*YOUR INSTRUCTIONS*: Return all entries word for word, but drop any images.

[A block of data]
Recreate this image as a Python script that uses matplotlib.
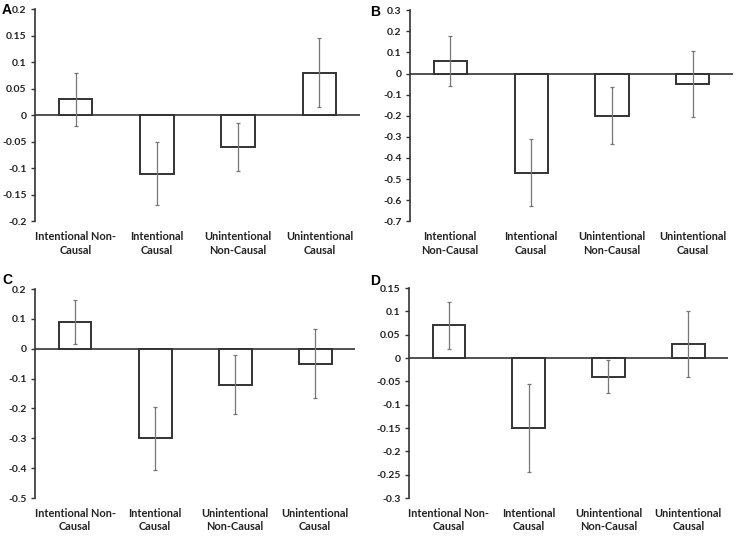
import matplotlib.pyplot as plt
import numpy as np

plt.rcParams['font.family'] = ['Lato', 'DejaVu Sans']

cats_a = ["Intentional Non-\nCausal", "Intentional\nCausal", "Unintentional\nNon-Causal", "Unintentional\nCausal"]
cats_b = ["Intentional\nNon-Causal", "Intentional\nCausal", "Unintentional\nNon-Causal", "Unintentional\nCausal"]

mean_a = [0.03, -0.11, -0.06, 0.08]
err_a = [0.05, 0.06, 0.045, 0.065]
mean_b = [0.06, -0.47, -0.20, -0.05]
err_b = [0.12, 0.16, 0.135, 0.155]
mean_c = [0.09, -0.30, -0.12, -0.05]
err_c = [0.075, 0.105, 0.10, 0.115]
mean_d = [0.07, -0.15, -0.04, 0.03]
err_d = [0.05, 0.095, 0.035, 0.07]

fig = plt.figure(figsize=(7.37, 5.37), dpi=100)

def panel(rect, letter, lx, ly, m, e, cats, ylim, step):
    ax = fig.add_axes(rect)
    x = np.arange(1, 5)
    ax.bar(x, m, width=0.41, color='white', edgecolor='#333333', linewidth=1.4, zorder=2)
    ax.errorbar(x, m, yerr=e, fmt='none', ecolor='#777777', elinewidth=0.9,
                capsize=1.5, capthick=0.9, zorder=3)
    ax.axhline(0, color='#333333', linewidth=1.2, zorder=1)
    ax.set_xlim(0.5, 4.5)
    ax.set_ylim(*ylim)
    ticks = np.arange(ylim[0], ylim[1] + step / 2, step)
    ax.set_yticks(ticks)
    labs = ['0' if abs(t) < 1e-9 else '%g' % round(t, 3) for t in ticks]
    ax.set_yticklabels(labs, fontsize=7.5, fontweight='bold', color='#222222')
    ax.set_xticks(x)
    ax.set_xticklabels(cats, fontsize=7.9, fontweight='bold', linespacing=1.3, color='#222222')
    ax.tick_params(axis='x', length=0, pad=7)
    ax.tick_params(axis='y', length=3, width=1, color='#333333', pad=3)
    for s in ['top', 'right', 'bottom']:
        ax.spines[s].set_visible(False)
    ax.spines['left'].set_color('#333333')
    ax.spines['left'].set_linewidth(1.2)
    fig.text(lx / 737, 1 - ly / 537, letter, fontsize=10, fontweight='bold',
             va='center', ha='left', family=['Liberation Sans'])
    return ax

panel([0.0475, 0.588, 0.441, 0.395], 'A', 2, 10, mean_a, err_a, cats_a, (-0.2, 0.2), 0.05)
panel([0.556, 0.588, 0.439, 0.393], 'B', 370, 12, mean_b, err_b, cats_b, (-0.7, 0.3), 0.1)
panel([0.0475, 0.0726, 0.4345, 0.389], 'C', 2, 280, mean_c, err_c, cats_a, (-0.5, 0.2), 0.1)
panel([0.555, 0.0726, 0.433, 0.391], 'D', 370, 281, mean_d, err_d, cats_a, (-0.3, 0.15), 0.05)

fig.savefig('out.png', dpi=100)
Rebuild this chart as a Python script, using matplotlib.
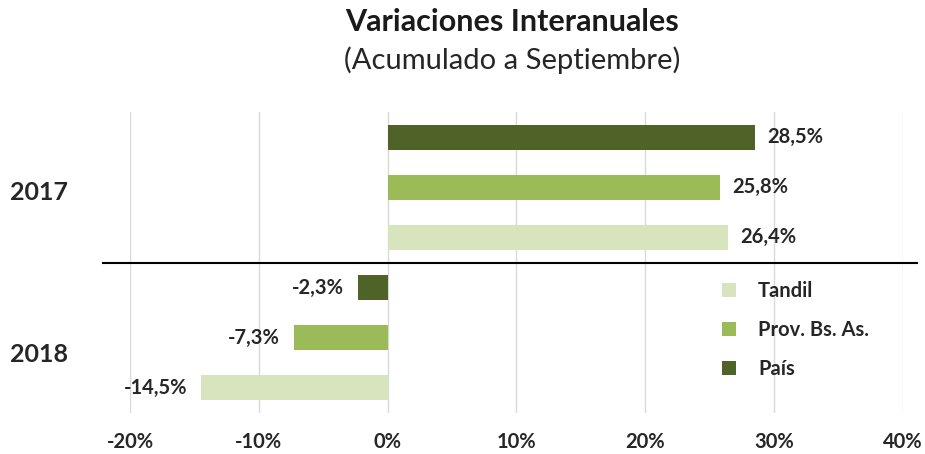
import numpy as np
import matplotlib.pyplot as plt
import matplotlib.transforms as mtransforms
from matplotlib.patches import Patch

plt.rcParams['font.family'] = ['Lato', 'DejaVu Sans']

# data
years = ['2017', '2018']
series = ['Tandil', 'Prov. Bs. As.', 'País']
values = {
    '2017': [26.4, 25.8, 28.5],
    '2018': [-14.5, -7.3, -2.3],
}
colors = ['#d7e4bd', '#9bbb59', '#4f6228']
xticks = [-20, -10, 0, 10, 20, 30, 40]

fig = plt.figure(figsize=(9.25, 4.54), dpi=100)
ax = fig.add_axes([0.1405, 0.0903, 0.8357, 0.663])

# bars: within each year País on top, Tandil at the bottom
n = len(series)
for g, yr in enumerate(years):
    for i, (name, val) in enumerate(zip(series, values[yr])):
        ypos = g * n + (n - 1 - i)
        ax.barh(ypos, val, height=0.5, color=colors[i], zorder=3)
        lbl = f'{val:.1f}%'.replace('.', ',')
        if val >= 0:
            ax.annotate(lbl, (val, ypos), xytext=(9, 0), textcoords='offset points',
                        ha='left', va='center', fontsize=14.5, fontweight='bold', color='#262626')
        else:
            ax.annotate(lbl, (val, ypos), xytext=(-10, 0), textcoords='offset points',
                        ha='right', va='center', fontsize=14.5, fontweight='bold', color='#262626')

ax.set_xlim(-20, 40)
ax.set_ylim(2 * n - 0.5, -0.5)
ax.set_xticks(xticks)
ax.set_xticklabels([f'{t}%' for t in xticks], fontsize=14.5, fontweight='bold', color='#262626')
ax.set_yticks([])
ax.tick_params(axis='x', length=0, pad=14)
ax.grid(axis='x', color='#d9d9d9', lw=1, zorder=0)
for s in ax.spines.values():
    s.set_visible(False)

# separator between years
trans = mtransforms.blended_transform_factory(ax.transAxes, ax.transData)
ax.plot([-0.035, 1.018], [n - 0.5, n - 0.5], color='black', lw=1.5,
        transform=trans, clip_on=False, zorder=4)

# year labels
fig.text(39 / 925, 1 - 193 / 454, '2017', ha='center', va='center',
         fontsize=18, fontweight='bold', color='#262626')
fig.text(39 / 925, 1 - 355 / 454, '2018', ha='center', va='center',
         fontsize=18, fontweight='bold', color='#262626')

# titles
fig.text(512 / 925, 1 - 22 / 454, 'Variaciones Interanuales', ha='center', va='center',
         fontsize=22, fontweight='bold', color='#1a1a1a')
fig.text(512 / 925, 1 - 60 / 454, '(Acumulado a Septiembre)', ha='center', va='center',
         fontsize=21, color='#262626')

handles = [Patch(facecolor=c) for c in colors]
ax.legend(handles, series, loc='upper left', bbox_to_anchor=(0.742, 0.50), frameon=False,
          handlelength=0.7, handleheight=0.7, handletextpad=1.1, labelspacing=0.95,
          prop={'size': 14.5, 'weight': 'bold'}, labelcolor='#262626')

fig.savefig('out.png', dpi=100)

*OUTPUT OF THE TASK*:
Recreate this image as a Python script that uses matplotlib.
import matplotlib.pyplot as plt
import numpy as np

plt.rcParams['font.family'] = ['Lato', 'DejaVu Sans']

cats_a = ["Intentional Non-\nCausal", "Intentional\nCausal", "Unintentional\nNon-Causal", "Unintentional\nCausal"]
cats_b = ["Intentional\nNon-Causal", "Intentional\nCausal", "Unintentional\nNon-Causal", "Unintentional\nCausal"]

mean_a = [0.03, -0.11, -0.06, 0.08]
err_a = [0.05, 0.06, 0.045, 0.065]
mean_b = [0.06, -0.47, -0.20, -0.05]
err_b = [0.12, 0.16, 0.135, 0.155]
mean_c = [0.09, -0.30, -0.12, -0.05]
err_c = [0.075, 0.105, 0.10, 0.115]
mean_d = [0.07, -0.15, -0.04, 0.03]
err_d = [0.05, 0.095, 0.035, 0.07]

fig = plt.figure(figsize=(7.37, 5.37), dpi=100)

def panel(rect, letter, lx, ly, m, e, cats, ylim, step):
    ax = fig.add_axes(rect)
    x = np.arange(1, 5)
    ax.bar(x, m, width=0.41, color='white', edgecolor='#333333', linewidth=1.4, zorder=2)
    ax.errorbar(x, m, yerr=e, fmt='none', ecolor='#777777', elinewidth=0.9,
                capsize=1.5, capthick=0.9, zorder=3)
    ax.axhline(0, color='#333333', linewidth=1.2, zorder=1)
    ax.set_xlim(0.5, 4.5)
    ax.set_ylim(*ylim)
    ticks = np.arange(ylim[0], ylim[1] + step / 2, step)
    ax.set_yticks(ticks)
    labs = ['0' if abs(t) < 1e-9 else '%g' % round(t, 3) for t in ticks]
    ax.set_yticklabels(labs, fontsize=7.5, fontweight='bold', color='#222222')
    ax.set_xticks(x)
    ax.set_xticklabels(cats, fontsize=7.9, fontweight='bold', linespacing=1.3, color='#222222')
    ax.tick_params(axis='x', length=0, pad=7)
    ax.tick_params(axis='y', length=3, width=1, color='#333333', pad=3)
    for s in ['top', 'right', 'bottom']:
        ax.spines[s].set_visible(False)
    ax.spines['left'].set_color('#333333')
    ax.spines['left'].set_linewidth(1.2)
    fig.text(lx / 737, 1 - ly / 537, letter, fontsize=10, fontweight='bold',
             va='center', ha='left', family=['Liberation Sans'])
    return ax

panel([0.0475, 0.588, 0.441, 0.395], 'A', 2, 10, mean_a, err_a, cats_a, (-0.2, 0.2), 0.05)
panel([0.556, 0.588, 0.439, 0.393], 'B', 370, 12, mean_b, err_b, cats_b, (-0.7, 0.3), 0.1)
panel([0.0475, 0.0726, 0.4345, 0.389], 'C', 2, 280, mean_c, err_c, cats_a, (-0.5, 0.2), 0.1)
panel([0.555, 0.0726, 0.433, 0.391], 'D', 370, 281, mean_d, err_d, cats_a, (-0.3, 0.15), 0.05)

fig.savefig('out.png', dpi=100)
Rebuild this chart as a Python script, using matplotlib.
import numpy as np
import matplotlib.pyplot as plt
import matplotlib.transforms as mtransforms
from matplotlib.patches import Patch

plt.rcParams['font.family'] = ['Lato', 'DejaVu Sans']

# data
years = ['2017', '2018']
series = ['Tandil', 'Prov. Bs. As.', 'País']
values = {
    '2017': [26.4, 25.8, 28.5],
    '2018': [-14.5, -7.3, -2.3],
}
colors = ['#d7e4bd', '#9bbb59', '#4f6228']
xticks = [-20, -10, 0, 10, 20, 30, 40]

fig = plt.figure(figsize=(9.25, 4.54), dpi=100)
ax = fig.add_axes([0.1405, 0.0903, 0.8357, 0.663])

# bars: within each year País on top, Tandil at the bottom
n = len(series)
for g, yr in enumerate(years):
    for i, (name, val) in enumerate(zip(series, values[yr])):
        ypos = g * n + (n - 1 - i)
        ax.barh(ypos, val, height=0.5, color=colors[i], zorder=3)
        lbl = f'{val:.1f}%'.replace('.', ',')
        if val >= 0:
            ax.annotate(lbl, (val, ypos), xytext=(9, 0), textcoords='offset points',
                        ha='left', va='center', fontsize=14.5, fontweight='bold', color='#262626')
        else:
            ax.annotate(lbl, (val, ypos), xytext=(-10, 0), textcoords='offset points',
                        ha='right', va='center', fontsize=14.5, fontweight='bold', color='#262626')

ax.set_xlim(-20, 40)
ax.set_ylim(2 * n - 0.5, -0.5)
ax.set_xticks(xticks)
ax.set_xticklabels([f'{t}%' for t in xticks], fontsize=14.5, fontweight='bold', color='#262626')
ax.set_yticks([])
ax.tick_params(axis='x', length=0, pad=14)
ax.grid(axis='x', color='#d9d9d9', lw=1, zorder=0)
for s in ax.spines.values():
    s.set_visible(False)

# separator between years
trans = mtransforms.blended_transform_factory(ax.transAxes, ax.transData)
ax.plot([-0.035, 1.018], [n - 0.5, n - 0.5], color='black', lw=1.5,
        transform=trans, clip_on=False, zorder=4)

# year labels
fig.text(39 / 925, 1 - 193 / 454, '2017', ha='center', va='center',
         fontsize=18, fontweight='bold', color='#262626')
fig.text(39 / 925, 1 - 355 / 454, '2018', ha='center', va='center',
         fontsize=18, fontweight='bold', color='#262626')

# titles
fig.text(512 / 925, 1 - 22 / 454, 'Variaciones Interanuales', ha='center', va='center',
         fontsize=22, fontweight='bold', color='#1a1a1a')
fig.text(512 / 925, 1 - 60 / 454, '(Acumulado a Septiembre)', ha='center', va='center',
         fontsize=21, color='#262626')

handles = [Patch(facecolor=c) for c in colors]
ax.legend(handles, series, loc='upper left', bbox_to_anchor=(0.742, 0.50), frameon=False,
          handlelength=0.7, handleheight=0.7, handletextpad=1.1, labelspacing=0.95,
          prop={'size': 14.5, 'weight': 'bold'}, labelcolor='#262626')

fig.savefig('out.png', dpi=100)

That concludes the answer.